According to the Los Angeles Times, the commercials were purchased on six small-market stations. If it was the label's intention to inflate airplay and send "Through the Rain" hurtling up the chart, buying time on six small-market stations is hardly effective. The L.A. Times also reported that executives at the label said they bought commercial time to help create awareness of the album and sell records, not inflate airplay.

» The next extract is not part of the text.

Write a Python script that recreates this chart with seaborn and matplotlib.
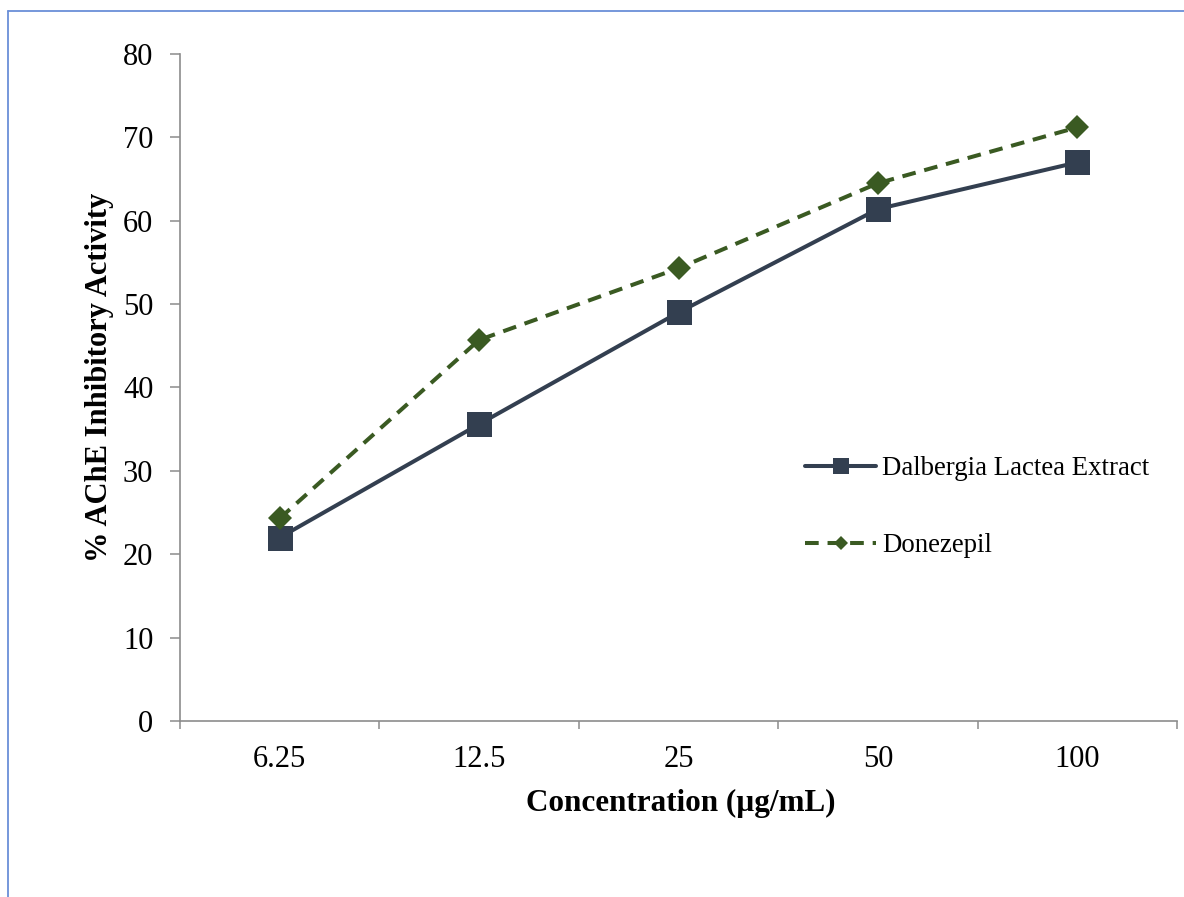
import matplotlib
matplotlib.use("Agg")
import matplotlib.pyplot as plt
from matplotlib.lines import Line2D
from matplotlib.ticker import FixedLocator
import numpy as np
import pandas as pd
import seaborn as sns

# Concentrations tested (µg/mL) and % AChE inhibition
concentrations = ["6.25", "12.5", "25", "50", "100"]
dalbergia = [22.0, 35.6, 49.0, 61.4, 67.0]
donezepil = [24.3, 45.7, 54.3, 64.5, 71.2]
series_names = ["Dalbergia Lactea Extract", "Donezepil"]
y_ticks = [0, 10, 20, 30, 40, 50, 60, 70, 80]

df = pd.DataFrame({
    "Concentration": concentrations * 2,
    "Inhibition": dalbergia + donezepil,
    "Sample": [series_names[0]] * len(concentrations) + [series_names[1]] * len(concentrations),
})

sns.set_theme(style="white")
plt.rcParams["font.family"] = ["Liberation Serif", "DejaVu Serif"]

W, H, DPI = 1184, 897, 100
fig = plt.figure(figsize=(W / DPI, H / DPI), dpi=DPI)
ax = fig.add_axes([180 / W, 1 - 721 / H, 997 / W, 667 / H])

colors = {"Dalbergia Lactea Extract": "#333F50", "Donezepil": "#3A5A22"}
markers = {"Dalbergia Lactea Extract": "s", "Donezepil": "D"}
sizes = {"Dalbergia Lactea Extract": 18, "Donezepil": 12}
legend_sizes = {"Dalbergia Lactea Extract": 12.2, "Donezepil": 7}
dash_pattern = [3.4, 2.2]

for name in series_names:
    sub = df[df["Sample"] == name]
    sns.lineplot(
        data=sub, x="Concentration", y="Inhibition", ax=ax,
        color=colors[name], marker=markers[name], markersize=sizes[name],
        markeredgewidth=0, linewidth=2.9, sort=False, label=name,
    )
# dashed line for the reference drug
ax.lines[1].set_dashes(dash_pattern)

ax.set_xlim(-0.5, len(concentrations) - 0.5)
ax.set_ylim(0, 80)
ax.set_yticks(y_ticks)
ax.set_xticks(range(len(concentrations)))
ax.set_xticklabels(concentrations)
ax.xaxis.set_minor_locator(FixedLocator(np.arange(-0.5, len(concentrations), 1.0)))

for s in ["top", "right"]:
    ax.spines[s].set_visible(False)
for s in ["left", "bottom"]:
    ax.spines[s].set_color("#8C8C8C")
    ax.spines[s].set_linewidth(1.2)

ax.tick_params(axis="y", which="major", direction="out", length=7.2, width=1.1,
               color="#8C8C8C", labelsize=22, pad=12, left=True)
ax.tick_params(axis="x", which="major", length=0, labelsize=22, pad=17.5)
ax.tick_params(axis="x", which="minor", direction="out", length=5.8, width=1.1,
               color="#8C8C8C", bottom=True)
for lab in ax.get_xticklabels() + ax.get_yticklabels():
    lab.set_color("black")

ax.set_xlabel("")
ax.set_ylabel("")
fig.text(681 / W, 1 - 803 / H, "Concentration (µg/mL)", ha="center", va="center",
         fontsize=22.4, fontweight="bold", color="black")
fig.text(99 / W, 1 - 377 / H, "% AChE Inhibitory Activity", ha="center", va="center",
         rotation=90, fontsize=22, fontweight="bold", color="black")

handles, labels = ax.get_legend_handles_labels()
leg = ax.legend(handles, labels, loc="upper left",
                bbox_to_anchor=(805 / W, 1 - 456 / H), bbox_transform=fig.transFigure,
                frameon=False, fontsize=19.3, handlelength=2.65, handletextpad=0.22,
                labelspacing=1.95, borderpad=0, borderaxespad=0)
for t in leg.get_texts():
    t.set_color("black")
for h, name in zip(leg.legend_handles, labels):
    h.set_markersize(legend_sizes[name])
    h.set_linewidth(2.9)
    if name == "Donezepil":
        h.set_dashes(dash_pattern)

# thin blue frame around the chart area
fig.add_artist(Line2D([8 / W, 1.0], [1 - 11 / H, 1 - 11 / H], transform=fig.transFigure,
                      color="#6A8FD8", linewidth=1.3))
fig.add_artist(Line2D([8 / W, 8 / W], [0.0, 1 - 11 / H], transform=fig.transFigure,
                      color="#6A8FD8", linewidth=1.3))

fig.savefig("out.png", dpi=DPI)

Whatever the motivation, let's look at the results. "Through the Rain" never went higher than No. 81 on the Hot 100, so if the label did have a strategy to make "Through the Rain" a hit by buying commercial time for airplay, it certainly didn't work. The current issue of Billboard's sister publication, Airplay Monitor, credits "Through the Rain" with 2,086 airplay detections at mainstream top 40 radio, seven less than the week before. The L.A. Times reported that the commercial buys for "Through the Rain" resulted in less than 200 detections (which were not counted). The No. 1 song at Mainstream Top 40 radio, "Beautiful" by Christina Aguilera, had 8,418 airplay detections last week. My point is, even if the strategy of buying commercial time for airplay worked, it wouldn't be cost-effective.


I saw the answer to the question about "Lose Yourself" having the longest stay at No. 1 for an original song from a soundtrack. Didn't "End of the Road" by Boyz II Men from the "Boomerang" soundtrack remain No. 1 for 13 weeks?

Edwin Kagawa
Hilo, Hawaii

Dear Edwin,

I knew "Boomerang" would come back to haunt me. Sorry, couldn't resist.

Yes, "End of the Road" was No. 1 for 13 weeks, and is from the "Boomerang" soundtrack, so it's certainly ahead of "Lose Yourself." I must remember to look at "The Billboard Book of Number One Hits" every now and then.